On paper, I was the least qualified in the room.
Everyone else had tons of work experience, was older, had high GPAs, was well dressed, and the epitome of a young professional.
A week later, I got a call: I’d been accepted…
I had two 30-minute interviews that could determine the course of my professional career—no pressure.
My palms wouldn’t stop sweating (great for first impressions).
Interview #1: We talked about politics and martial arts for the first 25 minutes.
Interview #2: Same deal—we talked about random stuff for the first 25 minutes, followed by a quick, “So why do you want to be in our program?” like it was a throw-away question.
“They clearly don’t want me. They don’t even care about why I want to do this.” I told myself.
No way I was getting in.
A few days later I got the acceptance call.
There were a limited number of spots, so that meant I’d beaten out most of the better-qualified applicants.
“Really? That’s awesome! But how?” I asked the psychologist who’d called to tell me the good news.
“We knew everyone in the room was smart enough to do the job. We wanted to know who could hold a conversation. If you can’t talk to people and put them at ease, you’re not cut out for this kind of work.”
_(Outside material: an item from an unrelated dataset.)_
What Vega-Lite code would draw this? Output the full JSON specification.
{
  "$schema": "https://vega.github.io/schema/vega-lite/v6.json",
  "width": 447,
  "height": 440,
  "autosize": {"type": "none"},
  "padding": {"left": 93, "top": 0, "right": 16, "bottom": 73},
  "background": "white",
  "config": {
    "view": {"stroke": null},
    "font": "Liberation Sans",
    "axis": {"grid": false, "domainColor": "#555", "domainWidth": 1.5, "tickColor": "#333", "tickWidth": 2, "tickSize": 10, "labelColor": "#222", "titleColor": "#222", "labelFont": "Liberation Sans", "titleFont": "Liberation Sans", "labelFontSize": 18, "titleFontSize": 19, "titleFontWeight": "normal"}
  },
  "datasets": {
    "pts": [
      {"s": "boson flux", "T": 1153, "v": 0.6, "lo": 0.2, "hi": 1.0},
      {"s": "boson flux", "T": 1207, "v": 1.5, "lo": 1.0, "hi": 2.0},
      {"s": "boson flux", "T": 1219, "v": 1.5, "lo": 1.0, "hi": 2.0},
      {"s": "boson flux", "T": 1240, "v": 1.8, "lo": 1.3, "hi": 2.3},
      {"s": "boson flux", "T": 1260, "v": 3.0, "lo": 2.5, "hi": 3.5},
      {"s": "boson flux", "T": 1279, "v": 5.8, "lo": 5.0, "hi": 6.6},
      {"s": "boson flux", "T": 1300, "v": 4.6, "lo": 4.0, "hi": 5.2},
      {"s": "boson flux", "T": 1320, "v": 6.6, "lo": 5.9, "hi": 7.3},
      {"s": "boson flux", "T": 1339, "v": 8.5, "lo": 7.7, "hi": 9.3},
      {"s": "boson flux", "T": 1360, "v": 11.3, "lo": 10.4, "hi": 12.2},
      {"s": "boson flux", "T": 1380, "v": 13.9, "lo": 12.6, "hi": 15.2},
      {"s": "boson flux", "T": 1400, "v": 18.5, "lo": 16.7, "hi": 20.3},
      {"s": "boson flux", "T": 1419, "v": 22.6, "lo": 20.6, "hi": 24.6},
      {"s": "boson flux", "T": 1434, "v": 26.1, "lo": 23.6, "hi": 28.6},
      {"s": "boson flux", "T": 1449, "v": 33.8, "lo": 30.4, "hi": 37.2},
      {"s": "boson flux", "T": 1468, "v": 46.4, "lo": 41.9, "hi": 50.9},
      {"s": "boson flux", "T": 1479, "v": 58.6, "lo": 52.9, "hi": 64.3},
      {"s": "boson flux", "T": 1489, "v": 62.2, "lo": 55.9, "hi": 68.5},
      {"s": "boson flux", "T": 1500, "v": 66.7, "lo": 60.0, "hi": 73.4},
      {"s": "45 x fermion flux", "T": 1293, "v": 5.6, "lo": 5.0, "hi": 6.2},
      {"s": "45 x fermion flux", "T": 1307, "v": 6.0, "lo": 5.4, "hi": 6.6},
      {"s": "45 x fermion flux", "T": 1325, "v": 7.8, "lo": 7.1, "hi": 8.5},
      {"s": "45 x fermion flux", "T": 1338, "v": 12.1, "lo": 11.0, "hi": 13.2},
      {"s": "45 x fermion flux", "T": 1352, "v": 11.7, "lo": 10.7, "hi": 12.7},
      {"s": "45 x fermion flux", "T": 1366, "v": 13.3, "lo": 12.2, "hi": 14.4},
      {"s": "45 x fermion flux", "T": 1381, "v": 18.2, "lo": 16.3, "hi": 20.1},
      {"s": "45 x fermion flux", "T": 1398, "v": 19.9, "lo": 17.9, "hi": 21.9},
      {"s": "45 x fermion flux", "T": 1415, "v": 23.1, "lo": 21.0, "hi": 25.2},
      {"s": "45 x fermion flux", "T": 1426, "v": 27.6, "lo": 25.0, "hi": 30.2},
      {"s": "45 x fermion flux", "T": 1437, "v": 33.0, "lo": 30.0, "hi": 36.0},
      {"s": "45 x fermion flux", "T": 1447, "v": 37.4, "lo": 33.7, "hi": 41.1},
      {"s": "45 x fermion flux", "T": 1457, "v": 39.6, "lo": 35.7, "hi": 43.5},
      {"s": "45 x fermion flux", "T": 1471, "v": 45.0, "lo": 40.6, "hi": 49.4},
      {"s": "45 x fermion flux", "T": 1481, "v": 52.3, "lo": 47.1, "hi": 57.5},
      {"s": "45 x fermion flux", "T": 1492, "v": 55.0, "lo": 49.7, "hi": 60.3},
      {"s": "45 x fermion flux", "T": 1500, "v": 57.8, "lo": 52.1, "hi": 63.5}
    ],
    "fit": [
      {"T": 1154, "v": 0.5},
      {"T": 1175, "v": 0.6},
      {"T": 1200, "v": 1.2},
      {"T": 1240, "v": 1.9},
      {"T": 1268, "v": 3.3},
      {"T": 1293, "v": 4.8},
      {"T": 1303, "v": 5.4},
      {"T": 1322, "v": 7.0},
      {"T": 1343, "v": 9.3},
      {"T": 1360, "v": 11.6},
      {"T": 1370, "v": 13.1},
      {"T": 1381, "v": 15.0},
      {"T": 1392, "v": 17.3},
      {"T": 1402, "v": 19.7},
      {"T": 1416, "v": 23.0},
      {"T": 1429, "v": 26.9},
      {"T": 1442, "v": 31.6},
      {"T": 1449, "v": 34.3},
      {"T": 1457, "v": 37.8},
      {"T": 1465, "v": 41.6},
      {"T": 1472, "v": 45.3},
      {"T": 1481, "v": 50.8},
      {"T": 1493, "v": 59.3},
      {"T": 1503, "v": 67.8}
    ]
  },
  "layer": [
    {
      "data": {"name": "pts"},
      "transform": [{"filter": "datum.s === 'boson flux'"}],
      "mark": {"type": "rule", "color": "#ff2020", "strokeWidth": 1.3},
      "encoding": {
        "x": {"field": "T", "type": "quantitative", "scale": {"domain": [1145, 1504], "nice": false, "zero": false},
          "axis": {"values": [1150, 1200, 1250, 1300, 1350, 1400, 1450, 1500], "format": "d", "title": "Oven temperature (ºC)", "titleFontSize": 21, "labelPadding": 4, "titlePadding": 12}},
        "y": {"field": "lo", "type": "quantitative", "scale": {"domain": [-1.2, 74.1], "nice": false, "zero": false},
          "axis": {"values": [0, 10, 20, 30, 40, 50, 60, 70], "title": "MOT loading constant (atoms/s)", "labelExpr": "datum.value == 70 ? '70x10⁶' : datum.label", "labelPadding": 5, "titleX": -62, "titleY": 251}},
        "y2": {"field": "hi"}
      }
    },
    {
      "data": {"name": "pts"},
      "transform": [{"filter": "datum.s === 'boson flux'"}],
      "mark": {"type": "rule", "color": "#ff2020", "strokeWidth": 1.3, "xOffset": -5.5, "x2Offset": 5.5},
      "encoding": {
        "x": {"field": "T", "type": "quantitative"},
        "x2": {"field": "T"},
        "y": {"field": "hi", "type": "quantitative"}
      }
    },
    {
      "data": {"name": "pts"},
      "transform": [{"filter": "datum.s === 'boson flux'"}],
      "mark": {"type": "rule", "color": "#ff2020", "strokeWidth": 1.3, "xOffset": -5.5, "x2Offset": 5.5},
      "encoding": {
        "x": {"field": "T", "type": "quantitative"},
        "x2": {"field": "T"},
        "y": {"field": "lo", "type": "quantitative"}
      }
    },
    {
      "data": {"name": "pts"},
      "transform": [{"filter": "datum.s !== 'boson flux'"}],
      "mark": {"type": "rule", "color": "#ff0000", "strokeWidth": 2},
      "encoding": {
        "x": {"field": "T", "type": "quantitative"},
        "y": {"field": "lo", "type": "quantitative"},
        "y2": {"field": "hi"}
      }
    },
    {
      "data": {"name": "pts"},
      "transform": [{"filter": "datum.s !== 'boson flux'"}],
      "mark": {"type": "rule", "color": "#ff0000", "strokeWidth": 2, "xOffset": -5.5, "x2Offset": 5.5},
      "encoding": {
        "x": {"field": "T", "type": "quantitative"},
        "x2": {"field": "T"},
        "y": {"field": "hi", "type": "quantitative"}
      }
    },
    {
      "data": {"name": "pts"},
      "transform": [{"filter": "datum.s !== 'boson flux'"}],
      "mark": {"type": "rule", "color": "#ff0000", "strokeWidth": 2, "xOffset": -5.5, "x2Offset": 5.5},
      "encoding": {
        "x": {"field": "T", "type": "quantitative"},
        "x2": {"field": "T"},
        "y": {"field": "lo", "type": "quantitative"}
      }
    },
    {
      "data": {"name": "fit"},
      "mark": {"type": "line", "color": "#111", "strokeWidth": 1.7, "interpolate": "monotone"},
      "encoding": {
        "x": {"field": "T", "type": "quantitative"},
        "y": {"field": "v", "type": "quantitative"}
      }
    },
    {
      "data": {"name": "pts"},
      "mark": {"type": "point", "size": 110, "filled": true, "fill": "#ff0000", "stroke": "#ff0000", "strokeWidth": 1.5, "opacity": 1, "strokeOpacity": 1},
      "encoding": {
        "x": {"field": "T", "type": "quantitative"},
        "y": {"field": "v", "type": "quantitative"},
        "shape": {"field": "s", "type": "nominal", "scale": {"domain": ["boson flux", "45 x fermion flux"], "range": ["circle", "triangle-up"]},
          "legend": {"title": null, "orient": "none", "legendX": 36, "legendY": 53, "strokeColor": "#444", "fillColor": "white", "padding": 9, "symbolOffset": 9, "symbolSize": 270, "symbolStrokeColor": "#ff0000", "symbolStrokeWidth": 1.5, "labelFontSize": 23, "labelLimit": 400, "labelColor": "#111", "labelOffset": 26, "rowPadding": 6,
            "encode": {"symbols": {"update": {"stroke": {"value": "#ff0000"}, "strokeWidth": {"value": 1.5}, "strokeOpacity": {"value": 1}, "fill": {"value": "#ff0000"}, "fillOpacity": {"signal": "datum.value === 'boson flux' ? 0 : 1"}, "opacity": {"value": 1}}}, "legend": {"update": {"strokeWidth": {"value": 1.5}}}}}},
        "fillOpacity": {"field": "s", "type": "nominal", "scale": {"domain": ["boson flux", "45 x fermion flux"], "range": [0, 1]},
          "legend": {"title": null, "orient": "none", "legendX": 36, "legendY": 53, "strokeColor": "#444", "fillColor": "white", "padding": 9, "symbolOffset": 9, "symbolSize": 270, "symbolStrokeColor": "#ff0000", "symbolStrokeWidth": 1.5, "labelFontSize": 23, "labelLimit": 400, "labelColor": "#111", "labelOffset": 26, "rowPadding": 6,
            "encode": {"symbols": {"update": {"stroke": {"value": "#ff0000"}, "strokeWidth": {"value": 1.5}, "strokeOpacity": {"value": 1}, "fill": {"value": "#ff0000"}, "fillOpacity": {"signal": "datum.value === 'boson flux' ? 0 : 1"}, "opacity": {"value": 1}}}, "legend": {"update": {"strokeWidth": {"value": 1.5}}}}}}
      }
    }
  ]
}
They wanted to gauge my ability to just hang out with people and make casual conversation?
Turns out, being able to build a relationship with people is important.
Since then, I’ve never forgotten that lesson:
If you have to choose between being the smartest in the room and the one people want to talk to—choose the second option.
High EQ beats high IQ, especially if high IQ comes at the cost of low EQ.
I’ve known people who are way more educated than me, who are in MENSA (certified geniuses or something), and who have never made less than an A+ all through school.
But they’re terrible company.
Be the person people want to hang out with. It’ll get you further.